Semantic Analyser - Development of a software environment for algorithmic processing of Slovenian texts
DOI:
https://doi.org/10.31449/upinf.156Keywords:
semantic analysis, data spaces, text mining, visual analytics, workflowsAbstract
Every day, civil servants and officials are confronted with a large number of voluminous documents that need to be reviewed and applied according to the information requirements of a specific task. This is the case when making decisions, drafting legislation and policies, reviewing legislation and policies, assessing the impact of legislation and policies, carrying out various analyses, describing data sources and services and many other tasks. Since reviewing many documents and selecting the most relevant ones for our needs is a time-consuming task, we have developed an AI-based approach for the content-based review of large collections of texts. The approach of semantic analysis of texts and the comparison of content relatedness between individual texts in a collection allows for time-saving and the comprehensive analysis of collections. In the paper, we present the results of the project to develop a general-purpose tool for analysing sets of textual documents.
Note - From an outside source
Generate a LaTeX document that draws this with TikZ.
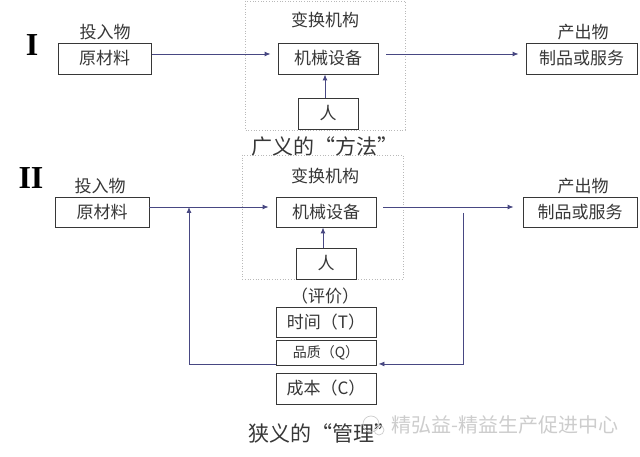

The project aims to select and implement semantic analysis building blocks that can be used to perform arbitrary types of document analyses and prototype analytical workflows that could support the tasks and decision-making in public administration. The building blocks we have developed include components to access data repositories, embed documents in vector spaces, search for similar documents, visualize document maps, search for characteristic terms, rank documents according to their semantic similarity to selected terms and arrange concepts into ontologies. In the paper, we present a use case to semantically link the proposals to the government with a collection of laws.